De Gier cut two good-sized slices with the knife the sheriff had left on the table.
"Here we are. Keep it in a strongbox in my room. Bourbon. You drink bourbon over there?"
"Not too often, but we would like to."
The sheriff poured. "Try it, you'll like it, as the dealers say to the junkies. But they give them shit. This is the real stuff, hundred proof, a present from a grateful subject because we caught another subject with twenty thousand dollars' worth of antiques taken from the first subject's house. I've been hoarding the bottle, but it'll have to go."
They drank.
"Yes?"
"Yes." De Gier's eyes shone.
The sheriff smiled. "That's better. I thought that maybe you wouldn't fancy the good stuff and then it would be hard to get to know you. Right. Now tell me, sergeant, what brings you here?"
De Gier told him about the fund financing exchange of American and Dutch police officers.
The sheriff sipped, lowered his glass, raised it, and sipped again.
"Yes," he said slowly, "but I don't buy that. You'll have to credit me with some intelligence, sergeant, even if you find me in Jameson, Maine. Why would an Amsterdam murder brigade police detective be sent here? There are such cities as New York, or Chicago, and there is a place called Los Angeles. There is crime over there and the quality of the crime could be compared to what you have in Amsterdam. But in Jameson... No, sergeant. This town is barely on the map. So tell me, if you want to tell me. What have we got here that makes you interested, so interested that a general troubles himself to phone die Woodcock sheriff all the way from his shiny office on the eighty-fourth floor of his Manhattan plastic palace?"
The bourbon oozed down to de Gier's stomach and warmed his blood on the way. He felt tempted to tell the truth. The truth is the best lie. He took a deep breath and told the truth.

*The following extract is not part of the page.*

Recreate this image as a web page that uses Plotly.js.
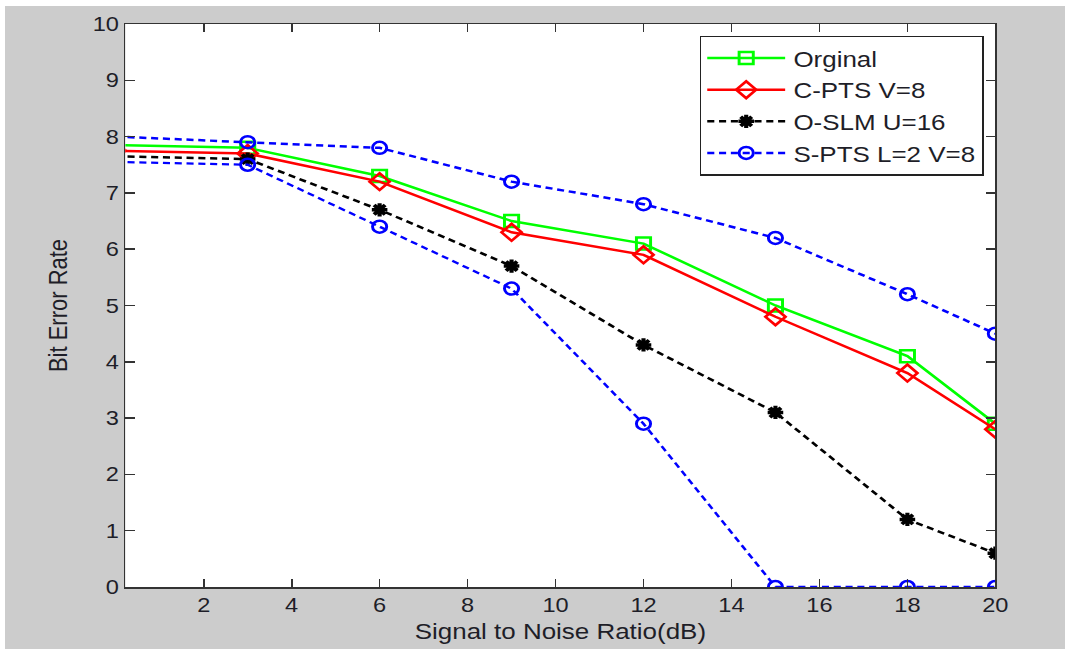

"I see," the sheriff said a few minutes later and got up and refilled the glass. "And this comrmssaris, this gold-braided gentleman with the pain in his legs, he is due soon, is he?"
"He should be here now."
"A little old man with thin gray hair and grandpa spectacles?"
"That's right."
"I saw him. He came in on the regular plane before the state troopers dropped you off from their spacecraft. Is he staying with a lady called Janet Wash?"
"Don't know that name. He'll be staying with his sister, Mrs. Opdijk. Her husband died a few days ago. They have a house on Cape Orca."

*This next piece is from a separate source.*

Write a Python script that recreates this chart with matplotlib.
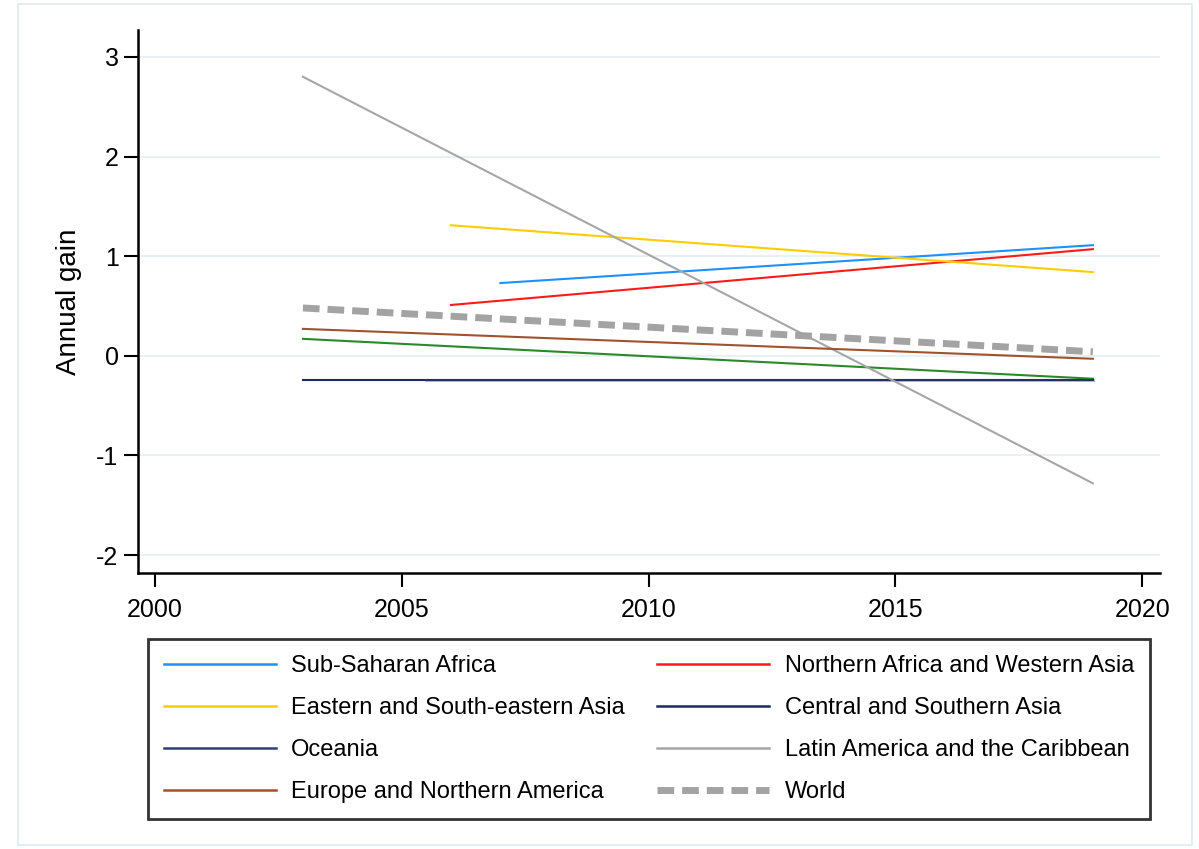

"Ah," the sheriff said. "So you are finally telling me. In your own way, of course. My predecessor left a file on Cape Orca; the file is mine now. Cape Accident it should be called, for he wrote them all off as accidents. The old sheriff wasn't too fond of work I believe, although I wouldn't spread that belief around, even if he lives in Boston now."
"The old sheriff?" de Gier asked. "Are you the new sheriff?"
"Oh yes, sergeant. Very new. Three months now and I still don't know the country at all. I was born and raised in the capital, a long way from here. But I know Cape Orca because I read the file. And Pete Opdijk died under my supervision so to speak. An accident. The fifth. Schwartz just ran away, but he might have been another if he had stopped to wait."
"Schwartz?"
"Captain Schwartz. The name is not familiar?"
"No."
"Maybe not, suit yourself. Maybe you came in on the Opdijk angle. Opdijk was a Dutchman and Captain Schwartz an American, even though he professed to be a Nazi. The others were Americans too, but their deaths link them to Opdijk, your client."
"Client," de Gier said.
"I'll tell you what I know. You can read the file later. A third and last glass?"